Vitamins are vital to our well-being, but like everything else, overdoing them can prove detreimental to your health
Millions of years ago we were all aquatic animals, as there were only oceans. With upheaval of intra ocean earthquakes and volcanoes
from the core that exploded into mountains of molten lava, the surface of our earth was formed.
We evolved from aquatic beings to amphibians, and now terrestrial creatures. Over millennia, with the changing species, came an important change in their diet. The earliest creatures in the sequence leading to humans were nimble eyed and delicate fingered fruit eaters like lemurs. A change from a vegetarian to an omnivorous diet once made, persisted in the Homo Erects, to now “us” Homo Sapiens.
In 1747, the Scottish surgeon James Lind discovered that citrus foods helped prevent scurvy, a particularly deadly disease which hinders the formation of collagen, causing poor wound healing, bleeding of the gums, severe pain, and even death. In 1753, he published his Treatise on the Scurvy, which recommended using lemons and limes to avoid scurvy, a practice adopted by the British Royal Navy. This led to the nickname limey attributed to the British sailors (Thus, Vitamin – C was found).
A vitamin is an organic molecule (or a set of molecules closely related chemically, i.e. vitamers), an essential micronutrient that an organism needs in small quantities for the proper functioning of its metabolism. Essential nutrients cannot be synthesized in the organism, either entirely or in sufficient quantities, and therefore must be obtained through the diet. Vitamin C can be synthesized by some species but not all; it is not a vitamin in the first instance, but is in the second. The term vitamin does not include the three other groups of essential nutrients: minerals, essential fatty acids, and essential amino acids. Most vitamins are not single molecules, but groups of related molecules called vitamers. For example, there are eight vitamers of vitamin E: four tocopherols and four tocotrienols. Some sources list fourteen vitamins, including choline; but major health organizations list thirteen, for example, vitamin A (as all-trans-retinol, all-transretinyl-esters, as well as all-trans-betacarotene and other provitamin A carotenoids).
Vitamins have diverse biochemical functions.
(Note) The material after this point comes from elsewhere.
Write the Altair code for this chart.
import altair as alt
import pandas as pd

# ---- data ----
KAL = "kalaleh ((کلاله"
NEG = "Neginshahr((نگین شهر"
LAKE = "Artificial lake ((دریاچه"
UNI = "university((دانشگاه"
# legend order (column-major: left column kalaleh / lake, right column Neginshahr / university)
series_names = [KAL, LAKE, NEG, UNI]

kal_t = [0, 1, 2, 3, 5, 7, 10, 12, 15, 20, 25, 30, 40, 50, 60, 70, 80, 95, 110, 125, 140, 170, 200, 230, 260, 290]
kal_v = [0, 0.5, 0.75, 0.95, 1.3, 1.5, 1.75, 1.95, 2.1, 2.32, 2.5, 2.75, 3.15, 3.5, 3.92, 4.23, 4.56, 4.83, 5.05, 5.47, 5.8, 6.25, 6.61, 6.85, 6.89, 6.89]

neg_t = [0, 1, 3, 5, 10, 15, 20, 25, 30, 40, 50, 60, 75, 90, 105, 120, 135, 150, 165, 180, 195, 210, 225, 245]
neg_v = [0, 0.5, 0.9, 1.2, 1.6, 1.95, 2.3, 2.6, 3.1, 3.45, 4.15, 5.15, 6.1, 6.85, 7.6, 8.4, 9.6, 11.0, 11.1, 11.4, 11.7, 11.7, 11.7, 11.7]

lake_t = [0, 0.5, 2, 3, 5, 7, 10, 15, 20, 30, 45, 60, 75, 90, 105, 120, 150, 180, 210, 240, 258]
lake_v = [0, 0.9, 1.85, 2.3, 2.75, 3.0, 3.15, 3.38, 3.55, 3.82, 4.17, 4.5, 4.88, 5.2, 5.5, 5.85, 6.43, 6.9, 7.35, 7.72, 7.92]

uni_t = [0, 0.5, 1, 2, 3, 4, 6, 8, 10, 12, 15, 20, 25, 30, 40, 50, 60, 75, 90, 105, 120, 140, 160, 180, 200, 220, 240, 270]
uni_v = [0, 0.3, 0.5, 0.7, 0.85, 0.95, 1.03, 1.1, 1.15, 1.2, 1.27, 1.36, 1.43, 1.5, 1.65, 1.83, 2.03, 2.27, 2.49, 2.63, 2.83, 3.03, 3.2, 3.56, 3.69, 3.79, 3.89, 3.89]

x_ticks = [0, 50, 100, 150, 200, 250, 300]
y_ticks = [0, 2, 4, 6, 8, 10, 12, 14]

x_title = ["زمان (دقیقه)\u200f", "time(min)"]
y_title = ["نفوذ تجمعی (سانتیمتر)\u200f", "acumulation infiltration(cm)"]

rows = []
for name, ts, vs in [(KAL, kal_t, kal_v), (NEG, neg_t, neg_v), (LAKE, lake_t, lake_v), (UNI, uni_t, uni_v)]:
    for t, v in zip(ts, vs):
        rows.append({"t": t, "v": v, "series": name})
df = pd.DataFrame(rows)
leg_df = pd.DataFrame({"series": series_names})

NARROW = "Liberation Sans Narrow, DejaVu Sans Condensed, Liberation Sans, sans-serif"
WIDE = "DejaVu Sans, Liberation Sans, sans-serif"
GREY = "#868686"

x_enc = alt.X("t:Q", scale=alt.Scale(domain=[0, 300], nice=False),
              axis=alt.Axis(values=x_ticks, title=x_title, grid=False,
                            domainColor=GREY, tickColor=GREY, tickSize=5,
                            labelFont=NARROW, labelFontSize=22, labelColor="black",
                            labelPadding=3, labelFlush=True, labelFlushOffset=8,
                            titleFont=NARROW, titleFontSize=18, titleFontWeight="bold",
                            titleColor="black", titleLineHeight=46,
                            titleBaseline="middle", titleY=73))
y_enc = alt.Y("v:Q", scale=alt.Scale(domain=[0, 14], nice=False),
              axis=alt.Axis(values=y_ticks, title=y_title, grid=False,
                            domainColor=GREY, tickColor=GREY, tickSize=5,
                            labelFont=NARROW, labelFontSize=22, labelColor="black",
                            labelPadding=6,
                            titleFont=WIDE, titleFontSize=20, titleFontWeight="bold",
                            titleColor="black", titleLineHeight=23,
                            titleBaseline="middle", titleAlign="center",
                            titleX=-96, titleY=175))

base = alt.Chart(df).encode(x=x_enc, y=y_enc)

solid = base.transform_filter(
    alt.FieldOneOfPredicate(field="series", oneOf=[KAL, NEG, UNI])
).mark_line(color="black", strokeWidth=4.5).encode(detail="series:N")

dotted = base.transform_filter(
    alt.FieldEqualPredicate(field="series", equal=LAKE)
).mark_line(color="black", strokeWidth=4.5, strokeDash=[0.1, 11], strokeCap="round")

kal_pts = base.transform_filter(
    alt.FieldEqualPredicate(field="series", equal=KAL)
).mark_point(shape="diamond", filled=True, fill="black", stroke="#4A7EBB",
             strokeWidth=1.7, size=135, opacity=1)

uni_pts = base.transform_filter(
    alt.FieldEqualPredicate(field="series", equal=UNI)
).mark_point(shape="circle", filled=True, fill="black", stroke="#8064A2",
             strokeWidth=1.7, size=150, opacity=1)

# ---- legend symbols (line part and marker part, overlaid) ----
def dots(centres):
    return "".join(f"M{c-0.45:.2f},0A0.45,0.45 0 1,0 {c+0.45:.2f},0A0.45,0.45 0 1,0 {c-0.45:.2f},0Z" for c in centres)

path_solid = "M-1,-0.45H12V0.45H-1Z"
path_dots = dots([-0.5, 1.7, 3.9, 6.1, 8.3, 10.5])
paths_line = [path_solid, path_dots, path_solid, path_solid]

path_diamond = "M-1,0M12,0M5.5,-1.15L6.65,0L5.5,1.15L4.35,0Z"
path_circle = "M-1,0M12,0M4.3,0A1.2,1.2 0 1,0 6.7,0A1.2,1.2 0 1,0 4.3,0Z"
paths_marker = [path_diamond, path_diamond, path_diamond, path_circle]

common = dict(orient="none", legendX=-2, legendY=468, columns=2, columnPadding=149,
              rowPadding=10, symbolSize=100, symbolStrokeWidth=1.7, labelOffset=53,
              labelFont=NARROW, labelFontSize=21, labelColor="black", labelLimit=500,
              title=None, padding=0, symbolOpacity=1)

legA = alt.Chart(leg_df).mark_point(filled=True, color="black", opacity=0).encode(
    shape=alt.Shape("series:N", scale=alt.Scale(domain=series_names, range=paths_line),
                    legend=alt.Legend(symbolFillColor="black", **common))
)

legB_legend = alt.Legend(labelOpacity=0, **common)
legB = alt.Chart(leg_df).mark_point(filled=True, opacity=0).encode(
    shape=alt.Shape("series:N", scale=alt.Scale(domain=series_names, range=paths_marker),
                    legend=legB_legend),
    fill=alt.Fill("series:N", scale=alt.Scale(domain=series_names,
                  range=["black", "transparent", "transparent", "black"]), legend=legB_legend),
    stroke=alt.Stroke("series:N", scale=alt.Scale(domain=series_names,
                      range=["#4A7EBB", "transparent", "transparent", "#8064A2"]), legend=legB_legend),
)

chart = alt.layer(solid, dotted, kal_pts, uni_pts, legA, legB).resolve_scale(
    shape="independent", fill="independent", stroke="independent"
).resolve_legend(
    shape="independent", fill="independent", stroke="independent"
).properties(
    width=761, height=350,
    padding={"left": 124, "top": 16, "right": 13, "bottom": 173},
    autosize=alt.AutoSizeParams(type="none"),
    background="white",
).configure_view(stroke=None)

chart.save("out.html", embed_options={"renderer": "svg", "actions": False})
Vitamin A acts as a regulator of cell and tissue growth and differentiation. Vitamin D promotes a hormone-like function, regulating mineral metabolism for bones and other organs. The B complex vitamins function as
enzyme cofactors (coenzymes) or the precursors to them. Vitamins C and E function as antioxidants. Both deficient and excessive intake of any vitamin can potentially cause clinically significant illnesses, although excess intake of water-soluble vitamins is less likely to do so.
All vitamins were discovered (identified) between 1913 and 1948. Historically, when intake of vitamins from diet was lacking, it resulted in vitamin deficiency diseases. Then, in 1935, commercially produced tablets of yeast-extract vitamin B complex and semi-synthetic vitamin
C were made available. Then in the 1950s, this was followed by the mass production and marketing of vitamin supplements, including multivitamins, to prevent vitamin deficiencies in the general population. Governments then mandated the addition of certain vitamins to certain packed foods.